- Born: 25 February 1978 (age 48) Bälinge, Uppsala County, Sweden
- Occupations: Businessman; entrepreneur;
- Years active: 1997–present
- Spouse: Emma Grede ​(m. 2012)​
- Children: 4
- Parents: Kjell Grede (father); Anita Grede (mother);

= Jens Grede =

Swedish businessman (born 1978)

Jens Grede (born 25 February 1978) is a Swedish businessman and entrepreneur. He is best known for co-founding the marketing group Saturday Group, the digital advertising agency Wednesday Agency Group, the fashion retail company Frame, and the shapewear and clothing brand Skims with Kim Kardashian, and also founding partner of Skims alongside his wife, Emma Grede, and Kardashian.

==Early life==
Jens Grede was born on 25 February 1978, in Bälinge, Uppsala County, Sweden, and raised in Nyköping, Södermanland County. He is the son of film director Kjell Grede, and textile artist Anita Grede ( Holmberg).

==Career==
In 1997, Grede left school and began working as the managing editor of Stockholm New, a magazine based in Stockholm. In 2000, Grede was invited by Canadian journalist and entrepreneur Tyler Brûlé to relocate to London to work at his creative and branding agency, Winkreative. While at Winkreative, Grede helped with the rebrand of Swiss International Air Lines, and helped design the fashion identity and logo for Stella McCartney's self-titled fashion label. Grede also met his future business partner, Erik Torstensson, while working at the company.
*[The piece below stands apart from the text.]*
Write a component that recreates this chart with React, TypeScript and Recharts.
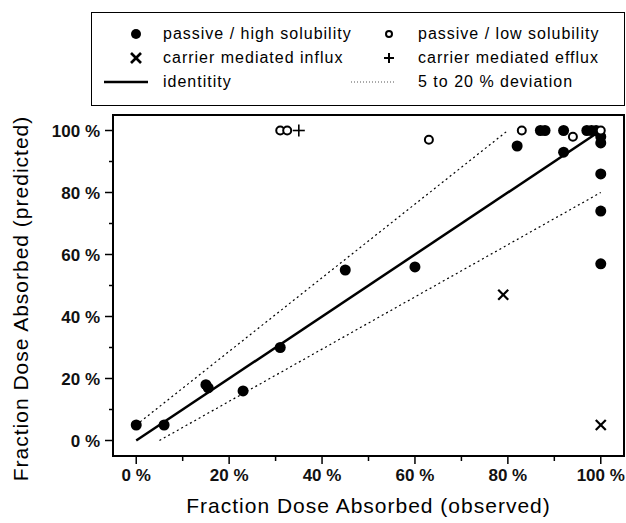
import React from "react";
import {
  ScatterChart,
  Scatter,
  XAxis,
  YAxis,
  ReferenceArea,
  Legend,
} from "recharts";

// observed (x) vs predicted (y) fraction absorbed, in %
const highSolX = [0, 6, 15, 15.5, 23, 31, 45, 60, 82, 87, 88, 92, 92, 97, 98, 99, 100, 100, 100, 100, 100];
const highSolY = [5, 5, 18, 17, 16, 30, 55, 56, 95, 100, 100, 100, 93, 100, 100, 100, 98, 96, 86, 74, 57];
const lowSolX = [31, 32.5, 63, 83, 94, 100];
const lowSolY = [100, 100, 97, 100, 98, 100];
const influxX = [79, 100];
const influxY = [47, 5];
const effluxX = [35];
const effluxY = [100];
const identityX = [0, 100];
const identityY = [0, 100];
const upperDevX = [0, 80];
const upperDevY = [5, 100];
const lowerDevX = [5, 100];
const lowerDevY = [0, 80];

const ticks = [0, 10, 20, 30, 40, 50, 60, 70, 80, 90, 100];

const toPoints = (xs: number[], ys: number[]) => xs.map((x, i) => ({ x, y: ys[i] }));

const FONT = "'Liberation Sans', Arial, sans-serif";

const FilledDot = (p: any) => <circle cx={p.cx} cy={p.cy} r={5.5} fill="#000" />;
const OpenDot = (p: any) => (
  <circle cx={p.cx} cy={p.cy} r={4} fill="#fff" stroke="#000" strokeWidth={2} />
);
const Cross = (p: any) => (
  <g stroke="#000" strokeWidth={2.2}>
    <line x1={p.cx - 5} y1={p.cy - 5} x2={p.cx + 5} y2={p.cy + 5} />
    <line x1={p.cx - 5} y1={p.cy + 5} x2={p.cx + 5} y2={p.cy - 5} />
  </g>
);
const Plus = (p: any) => (
  <g stroke="#000" strokeWidth={1.6}>
    <line x1={p.cx - 6} y1={p.cy} x2={p.cx + 6} y2={p.cy} />
    <line x1={p.cx} y1={p.cy - 6} x2={p.cx} y2={p.cy + 6} />
  </g>
);
const NoShape = () => <g />;

const XTick = (props: any) => {
  const { x, y, payload } = props;
  const major = payload.value % 20 === 0;
  return (
    <g>
      <line x1={x} y1={y} x2={x} y2={y + (major ? 8 : 5)} stroke="#000" strokeWidth={1.5} />
      {major && (
        <text x={x} y={y + 25} textAnchor="middle" fontSize={17} fontWeight="bold" fontFamily={FONT} fill="#111">
          {`${payload.value} %`}
        </text>
      )}
    </g>
  );
};

const YTick = (props: any) => {
  const { x, y, payload } = props;
  const major = payload.value % 20 === 0;
  return (
    <g>
      <line x1={x - (major ? 8 : 4)} y1={y} x2={x} y2={y} stroke="#000" strokeWidth={1.5} />
      {major && (
        <text x={x - 13} y={y + 6} textAnchor="end" fontSize={17} fontWeight="bold" fontFamily={FONT} fill="#111">
          {`${payload.value} %`}
        </text>
      )}
    </g>
  );
};

function LegendBox() {
  const t = { fontSize: 16, fontFamily: FONT, fill: "#000", letterSpacing: 1 };
  return (
    <svg width={532} height={92} style={{ display: "block", border: "1px solid #000", background: "#fff" }}>
      <circle cx={44} cy={21} r={5} fill="#000" />
      <text x={71} y={26} {...t}>passive / high solubility</text>
      <circle cx={297} cy={21} r={3} fill="#fff" stroke="#000" strokeWidth={2} />
      <text x={326} y={26} {...t}>passive / low solubility</text>
      <g stroke="#000" strokeWidth={2.6}>
        <line x1={39} y1={40} x2={49} y2={50} />
        <line x1={39} y1={50} x2={49} y2={40} />
      </g>
      <text x={71} y={50} {...t}>carrier mediated influx</text>
      <g stroke="#000" strokeWidth={2}>
        <line x1={292} y1={45} x2={302} y2={45} />
        <line x1={297} y1={40} x2={297} y2={50} />
      </g>
      <text x={326} y={50} {...t}>carrier mediated efflux</text>
      <line x1={12} y1={69} x2={56} y2={69} stroke="#000" strokeWidth={2.5} />
      <text x={71} y={74} {...t}>identitity</text>
      <line x1={259} y1={69} x2={302} y2={69} stroke="#555" strokeWidth={1} strokeDasharray="1 2" />
      <text x={326} y={74} {...t}>5 to 20 % deviation</text>
    </svg>
  );
}

export default function App() {
  return (
    <div style={{ width: 626, height: 523, background: "#fff" }}>
      <style>{"body{margin:0;background:#fff}"}</style>
      <ScatterChart width={626} height={523} margin={{ top: 115, right: 2, bottom: 0, left: 0 }}>
        <XAxis
          type="number"
          dataKey="x"
          domain={[-5, 105]}
          ticks={ticks}
          allowDataOverflow
          height={67}
          axisLine={false}
          tickLine={false}
          tickSize={0}
          tickMargin={0}
          tick={<XTick />}
          label={{
            content: ({ viewBox }: any) => (
              <text
                x={viewBox.x + viewBox.width / 2}
                y={viewBox.y + 57}
                textAnchor="middle"
                fontSize={21}
                letterSpacing={1}
                fontFamily={FONT}
                fill="#000"
              >
                Fraction Dose Absorbed (observed)
              </text>
            ),
          }}
        />
        <YAxis
          type="number"
          dataKey="y"
          domain={[-5, 105]}
          ticks={ticks}
          allowDataOverflow
          width={113}
          axisLine={false}
          tickLine={false}
          tickSize={0}
          tickMargin={0}
          tick={<YTick />}
          label={{
            content: ({ viewBox }: any) => {
              const cx = 28;
              const cy = viewBox.y + viewBox.height / 2 + 13;
              return (
                <text
                  x={cx}
                  y={cy}
                  transform={`rotate(-90 ${cx} ${cy})`}
                  textAnchor="middle"
                  fontSize={21}
                  letterSpacing={1}
                  fontFamily={FONT}
                  fill="#000"
                >
                  Fraction Dose Absorbed (predicted)
                </text>
              );
            },
          }}
        />
        <ReferenceArea x1={-5} x2={105} y1={-5} y2={105} fill="none" stroke="#000" strokeWidth={2} />
        <Legend
          layout="horizontal"
          verticalAlign="middle"
          align="center"
          wrapperStyle={{ position: "absolute", left: 91, top: 12, width: 534, height: 94 }}
          content={() => <LegendBox />}
        />
        <Scatter
          name="upper deviation"
          data={toPoints(upperDevX, upperDevY)}
          line={{ stroke: "#000", strokeWidth: 1.2, strokeDasharray: "2 3" }}
          shape={NoShape}
          isAnimationActive={false}
          legendType="none"
        />
        <Scatter
          name="lower deviation"
          data={toPoints(lowerDevX, lowerDevY)}
          line={{ stroke: "#000", strokeWidth: 1.2, strokeDasharray: "2 3" }}
          shape={NoShape}
          isAnimationActive={false}
          legendType="none"
        />
        <Scatter
          name="identitity"
          data={toPoints(identityX, identityY)}
          line={{ stroke: "#000", strokeWidth: 2.5 }}
          shape={NoShape}
          isAnimationActive={false}
          legendType="none"
        />
        <Scatter name="passive / high solubility" data={toPoints(highSolX, highSolY)} shape={FilledDot} isAnimationActive={false} />
        <Scatter name="passive / low solubility" data={toPoints(lowSolX, lowSolY)} shape={OpenDot} isAnimationActive={false} />
        <Scatter name="carrier mediated influx" data={toPoints(influxX, influxY)} shape={Cross} isAnimationActive={false} />
        <Scatter name="carrier mediated efflux" data={toPoints(effluxX, effluxY)} shape={Plus} isAnimationActive={false} />
      </ScatterChart>
    </div>
  );
}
In 2003, Grede left the agency and co-founded the marketing group Saturday Group with Torstensson. In 2008, Grede joined the company Independent Talent Brand (ITB) Worldwide, a London-based talent management and entertainment marketing agency, founded by his future wife, Emma Grede, as a founding shareholder. In 2018, ITB was acquired by global marketing and public relations agency Rogers & Cowan for an undisclosed amount, and Grede exited the company. In 2009, Grede co-founded the creative and digital advertising agency Wednesday, which operated as a sister company to Saturday Group. The company's clients include Calvin Klein, Tory Burch LLC, Theory, Net-a-Porter, and H&M. In 2014, Saturday Group and Wednesday merged into a single company called Wednesday Agency Group. In 2016, the company sold a majority stake to BBDO Worldwide.

In 2012, Grede co-founded the fashion retail company Frame, also with Torstensson. In 2019, Grede co-founded the shapewear and clothing brand Skims with Kim Kardashian. Grede, Kardashian, and his wife, Emma Grede, are the company's founding partners. Grede is the company's CEO and, together with Kardashian, collectively holds a majority ownership stake in the company. As of 2025, the company is valued at over $5 billion.

==Personal life==
In 2012, Grede married Emma Grede ( Findlay), the British co-founder of Good American and Skims. The couple moved to Bel Air, Los Angeles, in 2017 and have four children together.